Part of a data file
┄┄┄┄┄┄┄┄┄┄
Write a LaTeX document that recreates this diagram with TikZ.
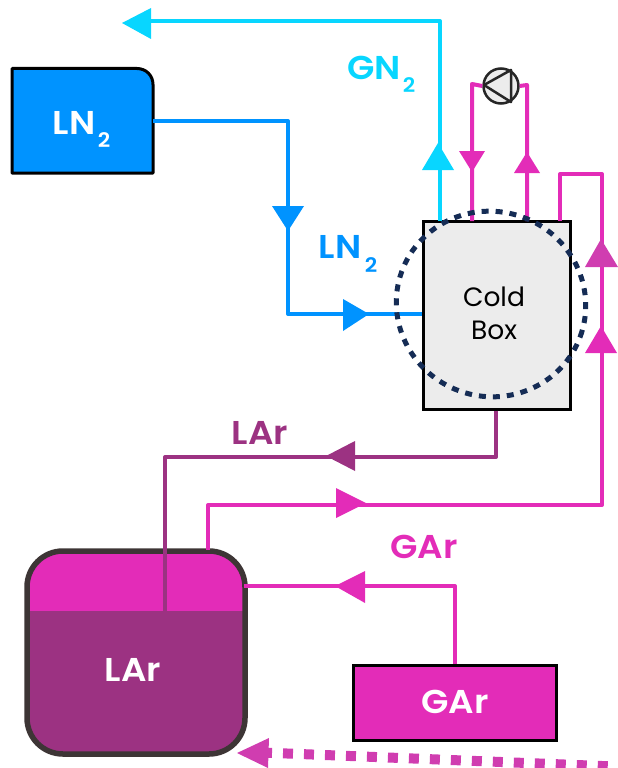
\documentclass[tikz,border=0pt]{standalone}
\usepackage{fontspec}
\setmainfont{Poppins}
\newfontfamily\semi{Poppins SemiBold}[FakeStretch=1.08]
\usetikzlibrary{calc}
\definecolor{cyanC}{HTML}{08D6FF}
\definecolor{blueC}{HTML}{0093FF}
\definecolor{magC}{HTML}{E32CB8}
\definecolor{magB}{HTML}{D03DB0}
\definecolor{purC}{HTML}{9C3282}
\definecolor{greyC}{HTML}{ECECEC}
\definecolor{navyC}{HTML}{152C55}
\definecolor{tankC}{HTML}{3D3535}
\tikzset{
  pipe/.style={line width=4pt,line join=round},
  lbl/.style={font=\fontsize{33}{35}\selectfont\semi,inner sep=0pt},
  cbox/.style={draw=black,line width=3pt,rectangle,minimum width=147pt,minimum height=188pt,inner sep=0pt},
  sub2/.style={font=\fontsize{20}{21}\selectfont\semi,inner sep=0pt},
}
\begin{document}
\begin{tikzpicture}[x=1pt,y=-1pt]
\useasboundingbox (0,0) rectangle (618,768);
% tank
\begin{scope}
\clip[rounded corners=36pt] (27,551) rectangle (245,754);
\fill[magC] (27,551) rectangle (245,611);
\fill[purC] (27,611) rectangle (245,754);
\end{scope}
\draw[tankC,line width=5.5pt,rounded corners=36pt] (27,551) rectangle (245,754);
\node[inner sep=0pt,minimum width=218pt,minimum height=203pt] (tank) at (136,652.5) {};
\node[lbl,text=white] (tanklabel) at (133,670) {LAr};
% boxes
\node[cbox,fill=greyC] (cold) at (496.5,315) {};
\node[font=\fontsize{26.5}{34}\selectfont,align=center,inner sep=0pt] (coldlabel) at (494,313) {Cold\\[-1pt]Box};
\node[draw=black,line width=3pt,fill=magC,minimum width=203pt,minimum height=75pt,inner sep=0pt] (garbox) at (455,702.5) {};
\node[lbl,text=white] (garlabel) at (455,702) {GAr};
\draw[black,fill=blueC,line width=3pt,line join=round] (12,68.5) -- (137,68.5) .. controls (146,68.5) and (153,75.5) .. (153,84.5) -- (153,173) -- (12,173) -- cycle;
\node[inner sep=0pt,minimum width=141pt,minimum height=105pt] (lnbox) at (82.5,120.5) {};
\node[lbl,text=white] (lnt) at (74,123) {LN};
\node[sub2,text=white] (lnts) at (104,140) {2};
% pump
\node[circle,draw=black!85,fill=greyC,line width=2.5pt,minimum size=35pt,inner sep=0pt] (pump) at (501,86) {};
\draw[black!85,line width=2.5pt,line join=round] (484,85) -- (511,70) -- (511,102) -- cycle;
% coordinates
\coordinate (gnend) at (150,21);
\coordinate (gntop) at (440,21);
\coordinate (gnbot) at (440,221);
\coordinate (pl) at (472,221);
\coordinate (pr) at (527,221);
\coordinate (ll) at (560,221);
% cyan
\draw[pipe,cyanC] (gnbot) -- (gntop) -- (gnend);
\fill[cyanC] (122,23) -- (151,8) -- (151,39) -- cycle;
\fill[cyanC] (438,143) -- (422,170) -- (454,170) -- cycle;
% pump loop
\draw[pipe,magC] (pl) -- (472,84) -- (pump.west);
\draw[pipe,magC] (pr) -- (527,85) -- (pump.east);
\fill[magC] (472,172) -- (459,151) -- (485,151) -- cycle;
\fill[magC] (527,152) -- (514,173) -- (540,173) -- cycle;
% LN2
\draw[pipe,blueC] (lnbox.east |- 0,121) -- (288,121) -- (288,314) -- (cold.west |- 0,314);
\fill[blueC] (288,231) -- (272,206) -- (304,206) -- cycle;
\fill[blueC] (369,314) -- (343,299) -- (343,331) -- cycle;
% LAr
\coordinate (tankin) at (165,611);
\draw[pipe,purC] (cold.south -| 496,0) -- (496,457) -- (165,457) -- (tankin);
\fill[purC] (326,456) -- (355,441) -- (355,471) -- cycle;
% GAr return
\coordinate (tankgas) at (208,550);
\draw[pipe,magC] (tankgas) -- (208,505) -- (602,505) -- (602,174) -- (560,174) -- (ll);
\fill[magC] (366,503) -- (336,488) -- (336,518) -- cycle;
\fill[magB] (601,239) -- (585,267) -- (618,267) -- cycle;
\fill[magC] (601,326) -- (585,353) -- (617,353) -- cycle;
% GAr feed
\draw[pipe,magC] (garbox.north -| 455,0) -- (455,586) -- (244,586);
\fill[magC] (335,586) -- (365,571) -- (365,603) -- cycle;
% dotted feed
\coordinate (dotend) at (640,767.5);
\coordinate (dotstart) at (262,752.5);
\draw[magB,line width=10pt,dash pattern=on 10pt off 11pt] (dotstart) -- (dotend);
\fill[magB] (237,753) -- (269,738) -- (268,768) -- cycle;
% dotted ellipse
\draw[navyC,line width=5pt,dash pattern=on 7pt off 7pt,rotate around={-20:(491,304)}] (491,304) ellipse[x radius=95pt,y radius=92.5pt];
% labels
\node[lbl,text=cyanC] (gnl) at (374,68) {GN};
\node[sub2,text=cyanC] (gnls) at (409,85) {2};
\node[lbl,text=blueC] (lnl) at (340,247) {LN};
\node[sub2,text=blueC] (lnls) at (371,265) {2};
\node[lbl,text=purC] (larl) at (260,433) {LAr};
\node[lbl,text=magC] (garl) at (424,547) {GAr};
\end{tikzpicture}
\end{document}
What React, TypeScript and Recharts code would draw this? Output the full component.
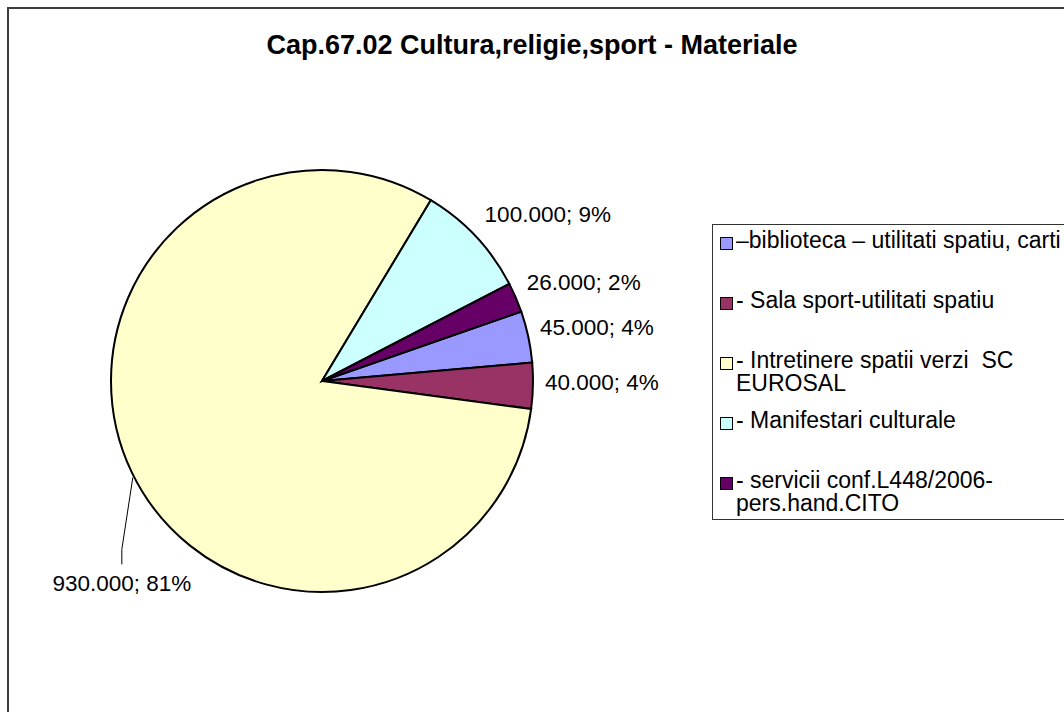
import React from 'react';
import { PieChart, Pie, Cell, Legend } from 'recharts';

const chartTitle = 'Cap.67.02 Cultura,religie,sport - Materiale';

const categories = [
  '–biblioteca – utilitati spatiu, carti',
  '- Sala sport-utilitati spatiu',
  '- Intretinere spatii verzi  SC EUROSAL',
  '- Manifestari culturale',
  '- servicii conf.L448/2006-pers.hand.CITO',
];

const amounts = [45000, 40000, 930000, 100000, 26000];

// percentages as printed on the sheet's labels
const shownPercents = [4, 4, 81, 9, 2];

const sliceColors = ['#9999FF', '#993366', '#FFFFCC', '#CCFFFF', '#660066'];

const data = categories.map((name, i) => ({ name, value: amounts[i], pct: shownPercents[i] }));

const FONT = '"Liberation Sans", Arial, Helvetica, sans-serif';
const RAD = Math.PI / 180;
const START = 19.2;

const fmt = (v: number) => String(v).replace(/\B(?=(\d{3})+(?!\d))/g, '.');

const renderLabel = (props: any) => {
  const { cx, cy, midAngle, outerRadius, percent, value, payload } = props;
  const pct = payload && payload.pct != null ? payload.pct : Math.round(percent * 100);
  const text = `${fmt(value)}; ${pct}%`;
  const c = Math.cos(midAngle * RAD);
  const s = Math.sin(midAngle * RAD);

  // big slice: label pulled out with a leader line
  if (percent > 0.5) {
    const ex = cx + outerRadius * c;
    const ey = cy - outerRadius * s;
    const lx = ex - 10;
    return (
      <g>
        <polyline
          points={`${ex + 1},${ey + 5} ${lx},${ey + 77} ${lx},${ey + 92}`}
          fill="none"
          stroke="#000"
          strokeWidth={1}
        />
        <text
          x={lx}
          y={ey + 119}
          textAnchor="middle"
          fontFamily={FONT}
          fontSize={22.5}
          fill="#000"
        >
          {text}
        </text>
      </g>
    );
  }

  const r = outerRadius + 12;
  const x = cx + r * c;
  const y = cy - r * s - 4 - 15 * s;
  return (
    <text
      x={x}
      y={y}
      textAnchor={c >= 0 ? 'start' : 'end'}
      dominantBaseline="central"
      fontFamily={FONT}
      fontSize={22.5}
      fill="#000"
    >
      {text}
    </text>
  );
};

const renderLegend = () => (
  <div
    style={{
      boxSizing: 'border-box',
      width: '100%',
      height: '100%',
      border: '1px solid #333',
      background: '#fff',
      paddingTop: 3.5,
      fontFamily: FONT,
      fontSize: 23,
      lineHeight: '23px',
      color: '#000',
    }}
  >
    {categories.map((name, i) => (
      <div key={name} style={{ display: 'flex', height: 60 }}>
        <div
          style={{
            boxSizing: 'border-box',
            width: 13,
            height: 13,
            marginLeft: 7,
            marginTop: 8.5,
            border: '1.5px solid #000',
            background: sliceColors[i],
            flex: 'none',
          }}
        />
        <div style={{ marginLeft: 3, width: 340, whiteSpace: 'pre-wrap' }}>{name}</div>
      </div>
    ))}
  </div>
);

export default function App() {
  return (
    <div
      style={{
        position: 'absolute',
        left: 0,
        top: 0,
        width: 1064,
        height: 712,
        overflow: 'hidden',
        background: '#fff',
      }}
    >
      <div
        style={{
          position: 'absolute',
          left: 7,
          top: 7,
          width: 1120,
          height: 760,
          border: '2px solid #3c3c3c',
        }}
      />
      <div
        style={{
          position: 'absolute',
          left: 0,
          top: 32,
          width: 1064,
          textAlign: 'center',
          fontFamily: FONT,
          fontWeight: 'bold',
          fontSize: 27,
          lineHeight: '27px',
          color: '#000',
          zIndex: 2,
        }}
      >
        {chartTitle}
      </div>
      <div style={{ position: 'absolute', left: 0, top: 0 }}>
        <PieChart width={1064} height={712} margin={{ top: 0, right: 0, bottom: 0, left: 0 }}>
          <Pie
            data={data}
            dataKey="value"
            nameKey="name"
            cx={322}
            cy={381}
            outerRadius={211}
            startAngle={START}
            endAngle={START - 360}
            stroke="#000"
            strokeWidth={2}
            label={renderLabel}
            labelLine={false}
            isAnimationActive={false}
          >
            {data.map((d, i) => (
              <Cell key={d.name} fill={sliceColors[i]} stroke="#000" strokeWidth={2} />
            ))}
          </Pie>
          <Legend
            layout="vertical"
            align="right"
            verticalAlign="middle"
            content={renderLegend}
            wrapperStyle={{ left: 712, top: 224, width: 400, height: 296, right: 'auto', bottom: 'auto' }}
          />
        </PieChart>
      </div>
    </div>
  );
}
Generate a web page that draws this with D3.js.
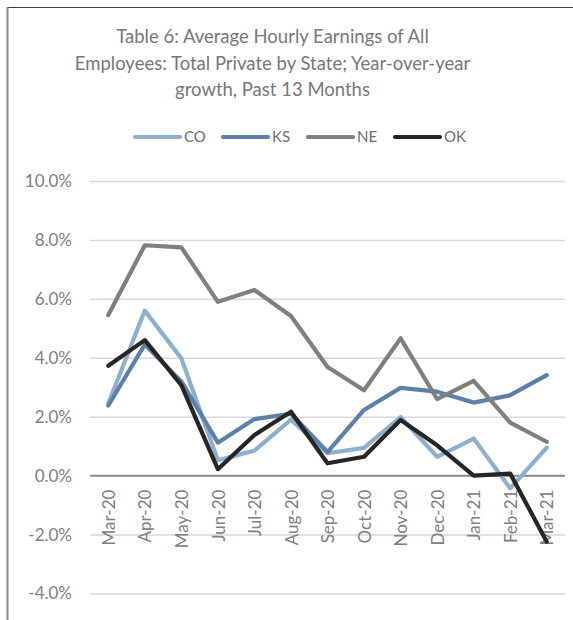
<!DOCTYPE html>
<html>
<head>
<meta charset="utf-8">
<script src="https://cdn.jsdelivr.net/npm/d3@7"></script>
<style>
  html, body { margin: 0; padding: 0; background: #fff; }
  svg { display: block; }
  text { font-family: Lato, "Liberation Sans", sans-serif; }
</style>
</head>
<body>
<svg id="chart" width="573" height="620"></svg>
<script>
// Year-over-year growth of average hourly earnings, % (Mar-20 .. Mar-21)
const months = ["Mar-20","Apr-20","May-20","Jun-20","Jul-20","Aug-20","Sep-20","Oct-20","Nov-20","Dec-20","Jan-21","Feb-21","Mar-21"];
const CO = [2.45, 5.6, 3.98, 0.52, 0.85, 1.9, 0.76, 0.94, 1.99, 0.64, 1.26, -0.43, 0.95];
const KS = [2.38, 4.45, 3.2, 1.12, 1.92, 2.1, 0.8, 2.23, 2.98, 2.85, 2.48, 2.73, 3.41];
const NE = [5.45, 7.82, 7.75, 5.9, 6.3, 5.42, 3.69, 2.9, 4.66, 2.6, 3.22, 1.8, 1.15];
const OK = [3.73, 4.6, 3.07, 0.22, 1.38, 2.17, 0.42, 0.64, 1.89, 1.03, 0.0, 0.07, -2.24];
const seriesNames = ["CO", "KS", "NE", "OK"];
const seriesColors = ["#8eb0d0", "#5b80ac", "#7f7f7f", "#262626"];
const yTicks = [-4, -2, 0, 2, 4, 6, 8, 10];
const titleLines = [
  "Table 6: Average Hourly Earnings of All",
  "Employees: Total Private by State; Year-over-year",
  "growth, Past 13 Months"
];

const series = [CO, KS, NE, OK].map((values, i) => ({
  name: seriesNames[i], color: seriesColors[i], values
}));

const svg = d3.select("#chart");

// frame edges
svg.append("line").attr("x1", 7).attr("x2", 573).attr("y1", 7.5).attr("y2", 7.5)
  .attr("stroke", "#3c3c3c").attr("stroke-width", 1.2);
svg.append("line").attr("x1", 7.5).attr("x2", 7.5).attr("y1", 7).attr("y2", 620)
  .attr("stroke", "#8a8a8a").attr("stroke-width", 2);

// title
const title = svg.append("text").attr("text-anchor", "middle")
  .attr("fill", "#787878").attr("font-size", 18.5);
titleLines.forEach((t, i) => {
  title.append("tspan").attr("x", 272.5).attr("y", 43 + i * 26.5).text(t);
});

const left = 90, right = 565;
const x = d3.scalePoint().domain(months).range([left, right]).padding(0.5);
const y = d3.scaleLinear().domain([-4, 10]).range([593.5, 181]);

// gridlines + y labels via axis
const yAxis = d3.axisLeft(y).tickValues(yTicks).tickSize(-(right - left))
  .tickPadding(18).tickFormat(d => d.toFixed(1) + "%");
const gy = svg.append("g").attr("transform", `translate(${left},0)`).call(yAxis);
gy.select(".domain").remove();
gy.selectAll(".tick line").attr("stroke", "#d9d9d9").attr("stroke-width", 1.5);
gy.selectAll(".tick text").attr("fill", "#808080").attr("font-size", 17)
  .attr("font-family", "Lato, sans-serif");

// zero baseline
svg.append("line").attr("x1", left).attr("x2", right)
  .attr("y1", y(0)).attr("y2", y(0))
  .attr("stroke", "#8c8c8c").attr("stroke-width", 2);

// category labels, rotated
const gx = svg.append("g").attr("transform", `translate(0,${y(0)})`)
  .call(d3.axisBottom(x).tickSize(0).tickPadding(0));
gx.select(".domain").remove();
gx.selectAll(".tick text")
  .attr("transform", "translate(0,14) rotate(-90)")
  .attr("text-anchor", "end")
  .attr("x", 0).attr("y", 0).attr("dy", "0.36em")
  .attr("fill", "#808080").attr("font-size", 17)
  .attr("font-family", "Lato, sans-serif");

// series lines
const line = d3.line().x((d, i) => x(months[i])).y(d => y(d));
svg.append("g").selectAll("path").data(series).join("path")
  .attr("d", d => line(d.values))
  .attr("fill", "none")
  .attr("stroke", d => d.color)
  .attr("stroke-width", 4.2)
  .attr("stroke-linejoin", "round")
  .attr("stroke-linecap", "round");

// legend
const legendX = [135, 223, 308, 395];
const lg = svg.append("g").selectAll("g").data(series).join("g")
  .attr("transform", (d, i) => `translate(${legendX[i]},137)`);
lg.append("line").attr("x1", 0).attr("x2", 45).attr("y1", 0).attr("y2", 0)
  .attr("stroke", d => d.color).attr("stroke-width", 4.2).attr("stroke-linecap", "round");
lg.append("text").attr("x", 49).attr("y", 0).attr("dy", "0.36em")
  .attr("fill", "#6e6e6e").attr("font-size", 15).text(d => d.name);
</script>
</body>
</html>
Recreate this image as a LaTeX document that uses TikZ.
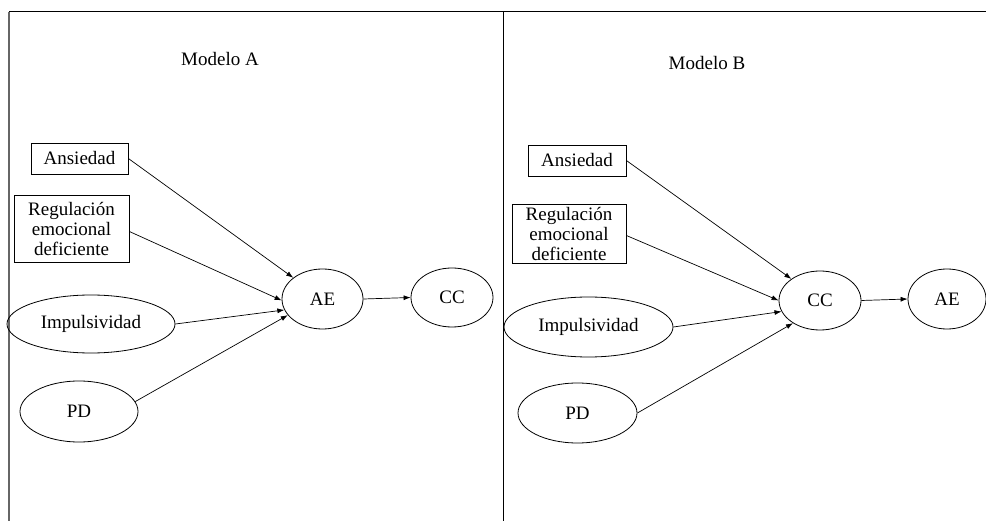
┄┄┄┄┄┄┄┄┄┄
Challenge: Reproduce exactly the run of lines beginning with the one that contains "What React, TypeScript" and ending with the one that contains "const chartTitle = 'Cap.67.02". Do not include pictures.

Answer for this exercise:
What React, TypeScript and Recharts code would draw this? Output the full component.
import React from 'react';
import { PieChart, Pie, Cell, Legend } from 'recharts';

const chartTitle = 'Cap.67.02 Cultura,religie,sport - Materiale';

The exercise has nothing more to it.